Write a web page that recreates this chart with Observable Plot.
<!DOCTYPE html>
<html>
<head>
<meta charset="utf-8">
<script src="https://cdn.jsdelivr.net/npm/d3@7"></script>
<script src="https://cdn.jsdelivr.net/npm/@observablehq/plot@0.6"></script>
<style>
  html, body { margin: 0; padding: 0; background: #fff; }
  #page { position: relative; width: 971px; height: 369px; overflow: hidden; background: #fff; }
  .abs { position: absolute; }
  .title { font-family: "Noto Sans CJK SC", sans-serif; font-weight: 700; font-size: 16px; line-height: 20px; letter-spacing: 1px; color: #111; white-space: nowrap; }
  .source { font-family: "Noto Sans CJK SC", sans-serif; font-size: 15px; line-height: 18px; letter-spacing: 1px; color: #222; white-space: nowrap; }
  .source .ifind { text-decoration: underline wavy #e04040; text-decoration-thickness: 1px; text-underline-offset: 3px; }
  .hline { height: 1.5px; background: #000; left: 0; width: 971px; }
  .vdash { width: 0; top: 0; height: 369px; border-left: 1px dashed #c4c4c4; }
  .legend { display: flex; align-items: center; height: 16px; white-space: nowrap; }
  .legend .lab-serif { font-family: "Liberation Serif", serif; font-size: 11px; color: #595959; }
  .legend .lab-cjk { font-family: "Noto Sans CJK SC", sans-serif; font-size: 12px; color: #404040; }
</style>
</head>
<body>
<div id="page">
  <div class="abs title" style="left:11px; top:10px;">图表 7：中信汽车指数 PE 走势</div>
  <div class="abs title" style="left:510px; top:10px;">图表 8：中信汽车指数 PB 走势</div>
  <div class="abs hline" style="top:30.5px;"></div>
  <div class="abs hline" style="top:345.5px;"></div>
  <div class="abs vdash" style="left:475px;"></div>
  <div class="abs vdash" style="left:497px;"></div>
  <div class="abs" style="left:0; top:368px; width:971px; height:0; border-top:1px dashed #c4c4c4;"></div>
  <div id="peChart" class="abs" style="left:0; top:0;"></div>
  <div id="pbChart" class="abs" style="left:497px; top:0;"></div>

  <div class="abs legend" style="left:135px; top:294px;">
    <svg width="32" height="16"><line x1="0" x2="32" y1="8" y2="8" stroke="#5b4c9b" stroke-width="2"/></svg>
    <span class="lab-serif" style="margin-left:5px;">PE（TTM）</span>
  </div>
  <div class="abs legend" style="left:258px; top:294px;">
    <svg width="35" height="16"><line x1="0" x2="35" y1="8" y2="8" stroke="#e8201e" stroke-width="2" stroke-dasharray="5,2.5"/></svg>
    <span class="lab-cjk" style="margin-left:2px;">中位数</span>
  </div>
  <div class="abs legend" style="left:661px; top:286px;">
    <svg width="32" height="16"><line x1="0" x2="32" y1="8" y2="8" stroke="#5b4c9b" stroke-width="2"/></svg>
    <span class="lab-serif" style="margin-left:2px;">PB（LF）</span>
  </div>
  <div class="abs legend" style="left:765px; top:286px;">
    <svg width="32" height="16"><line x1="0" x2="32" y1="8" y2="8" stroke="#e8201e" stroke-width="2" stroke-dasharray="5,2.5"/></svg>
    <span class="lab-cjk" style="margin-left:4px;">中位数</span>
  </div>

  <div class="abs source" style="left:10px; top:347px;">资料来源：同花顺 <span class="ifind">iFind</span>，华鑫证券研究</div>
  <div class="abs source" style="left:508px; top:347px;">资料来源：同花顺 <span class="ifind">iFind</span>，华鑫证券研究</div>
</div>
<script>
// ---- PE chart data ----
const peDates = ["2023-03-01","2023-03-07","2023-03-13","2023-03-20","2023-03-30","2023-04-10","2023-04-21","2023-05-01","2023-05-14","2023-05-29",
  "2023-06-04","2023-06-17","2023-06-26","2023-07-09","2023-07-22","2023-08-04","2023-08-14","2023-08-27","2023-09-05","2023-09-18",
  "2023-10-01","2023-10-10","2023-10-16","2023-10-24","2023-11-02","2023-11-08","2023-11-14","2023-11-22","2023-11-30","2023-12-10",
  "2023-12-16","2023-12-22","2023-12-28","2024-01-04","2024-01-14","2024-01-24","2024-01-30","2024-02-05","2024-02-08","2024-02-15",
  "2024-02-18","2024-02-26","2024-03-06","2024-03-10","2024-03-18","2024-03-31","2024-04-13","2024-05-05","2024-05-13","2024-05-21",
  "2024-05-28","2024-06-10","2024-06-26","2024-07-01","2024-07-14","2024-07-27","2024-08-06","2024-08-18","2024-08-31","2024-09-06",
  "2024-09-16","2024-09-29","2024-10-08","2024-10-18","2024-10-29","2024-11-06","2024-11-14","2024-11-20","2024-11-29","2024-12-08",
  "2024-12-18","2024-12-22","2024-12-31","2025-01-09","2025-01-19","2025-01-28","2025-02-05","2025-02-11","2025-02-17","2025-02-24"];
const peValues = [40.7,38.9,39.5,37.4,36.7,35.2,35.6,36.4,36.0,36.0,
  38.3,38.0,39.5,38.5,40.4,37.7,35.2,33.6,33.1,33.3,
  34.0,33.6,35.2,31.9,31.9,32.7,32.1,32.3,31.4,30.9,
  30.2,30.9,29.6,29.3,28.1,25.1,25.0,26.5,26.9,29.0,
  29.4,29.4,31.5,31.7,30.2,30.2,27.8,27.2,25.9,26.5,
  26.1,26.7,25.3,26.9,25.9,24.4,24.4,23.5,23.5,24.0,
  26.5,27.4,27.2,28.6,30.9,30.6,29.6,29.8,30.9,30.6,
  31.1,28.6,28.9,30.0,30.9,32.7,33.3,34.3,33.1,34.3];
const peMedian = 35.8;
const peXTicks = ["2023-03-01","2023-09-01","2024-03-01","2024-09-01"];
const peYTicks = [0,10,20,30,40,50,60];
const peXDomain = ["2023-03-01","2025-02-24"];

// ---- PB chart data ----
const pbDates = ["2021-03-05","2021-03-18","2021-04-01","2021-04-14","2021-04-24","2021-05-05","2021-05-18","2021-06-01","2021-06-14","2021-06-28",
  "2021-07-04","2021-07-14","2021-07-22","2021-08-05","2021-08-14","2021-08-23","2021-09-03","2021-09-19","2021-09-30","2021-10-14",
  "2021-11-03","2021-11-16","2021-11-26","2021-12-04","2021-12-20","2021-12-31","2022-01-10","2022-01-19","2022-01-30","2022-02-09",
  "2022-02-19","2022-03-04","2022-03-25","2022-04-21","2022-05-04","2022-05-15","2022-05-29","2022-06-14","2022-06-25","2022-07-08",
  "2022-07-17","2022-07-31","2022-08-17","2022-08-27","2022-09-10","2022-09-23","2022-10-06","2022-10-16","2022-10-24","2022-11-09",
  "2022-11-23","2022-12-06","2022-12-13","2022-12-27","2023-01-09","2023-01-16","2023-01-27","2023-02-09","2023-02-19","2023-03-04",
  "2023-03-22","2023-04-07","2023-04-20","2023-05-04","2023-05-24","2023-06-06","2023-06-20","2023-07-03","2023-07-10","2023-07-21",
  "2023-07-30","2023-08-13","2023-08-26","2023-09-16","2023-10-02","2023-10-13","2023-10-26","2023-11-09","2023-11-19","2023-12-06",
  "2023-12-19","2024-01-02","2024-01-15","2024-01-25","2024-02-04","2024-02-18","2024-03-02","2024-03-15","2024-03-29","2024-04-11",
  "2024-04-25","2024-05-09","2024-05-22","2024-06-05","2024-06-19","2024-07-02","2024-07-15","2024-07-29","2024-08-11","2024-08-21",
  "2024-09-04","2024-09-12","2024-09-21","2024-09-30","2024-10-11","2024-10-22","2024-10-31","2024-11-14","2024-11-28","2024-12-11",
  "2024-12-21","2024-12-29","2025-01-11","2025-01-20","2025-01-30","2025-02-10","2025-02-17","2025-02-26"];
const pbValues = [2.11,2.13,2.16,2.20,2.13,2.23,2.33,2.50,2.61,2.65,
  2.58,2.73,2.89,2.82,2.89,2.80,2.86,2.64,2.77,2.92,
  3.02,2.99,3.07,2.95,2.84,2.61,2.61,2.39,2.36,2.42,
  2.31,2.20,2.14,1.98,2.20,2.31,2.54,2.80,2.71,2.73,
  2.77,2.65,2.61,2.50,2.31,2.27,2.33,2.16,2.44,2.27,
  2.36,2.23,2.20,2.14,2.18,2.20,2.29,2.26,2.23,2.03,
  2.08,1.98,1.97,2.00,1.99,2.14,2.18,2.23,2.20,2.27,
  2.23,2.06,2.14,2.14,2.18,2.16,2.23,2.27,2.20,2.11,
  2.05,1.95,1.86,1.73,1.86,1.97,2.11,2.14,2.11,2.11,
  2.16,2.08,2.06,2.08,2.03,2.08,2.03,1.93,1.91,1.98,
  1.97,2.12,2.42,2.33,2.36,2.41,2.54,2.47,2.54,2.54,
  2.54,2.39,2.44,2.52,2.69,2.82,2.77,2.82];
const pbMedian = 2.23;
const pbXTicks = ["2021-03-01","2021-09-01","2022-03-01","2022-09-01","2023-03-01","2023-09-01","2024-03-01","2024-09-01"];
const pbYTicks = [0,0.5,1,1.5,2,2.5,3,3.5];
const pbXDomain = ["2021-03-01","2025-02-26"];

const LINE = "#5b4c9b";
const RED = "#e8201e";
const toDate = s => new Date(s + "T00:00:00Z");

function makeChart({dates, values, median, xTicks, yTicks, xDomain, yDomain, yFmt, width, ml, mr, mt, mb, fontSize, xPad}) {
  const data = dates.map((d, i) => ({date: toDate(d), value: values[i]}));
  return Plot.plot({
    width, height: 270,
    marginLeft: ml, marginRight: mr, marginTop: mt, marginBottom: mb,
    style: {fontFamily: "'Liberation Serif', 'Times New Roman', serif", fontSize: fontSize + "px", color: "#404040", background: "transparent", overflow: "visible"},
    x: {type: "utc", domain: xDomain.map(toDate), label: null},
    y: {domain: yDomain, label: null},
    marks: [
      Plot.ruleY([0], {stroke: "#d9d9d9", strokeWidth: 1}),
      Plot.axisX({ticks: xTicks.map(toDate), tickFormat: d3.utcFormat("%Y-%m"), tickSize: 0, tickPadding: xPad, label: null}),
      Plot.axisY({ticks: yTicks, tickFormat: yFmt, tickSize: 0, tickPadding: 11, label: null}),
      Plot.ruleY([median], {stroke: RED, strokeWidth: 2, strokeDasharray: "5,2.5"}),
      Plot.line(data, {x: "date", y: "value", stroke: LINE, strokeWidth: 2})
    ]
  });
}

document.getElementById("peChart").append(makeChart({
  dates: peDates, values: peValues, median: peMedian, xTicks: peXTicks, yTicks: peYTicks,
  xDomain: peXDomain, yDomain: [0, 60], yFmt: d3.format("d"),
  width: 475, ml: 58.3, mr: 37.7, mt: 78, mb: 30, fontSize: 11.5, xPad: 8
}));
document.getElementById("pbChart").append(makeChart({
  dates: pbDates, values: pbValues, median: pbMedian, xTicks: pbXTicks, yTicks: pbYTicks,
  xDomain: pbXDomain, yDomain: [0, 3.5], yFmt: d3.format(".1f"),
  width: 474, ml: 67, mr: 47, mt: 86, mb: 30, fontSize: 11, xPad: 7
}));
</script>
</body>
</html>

::::

**WHAT YOU SHOULD DO:** Copy out all lines above that include the string "page".

**FINAL RESULT:**
Write a web page that recreates this chart with Observable Plot.
  #page { position: relative; width: 971px; height: 369px; overflow: hidden; background: #fff; }
<div id="page">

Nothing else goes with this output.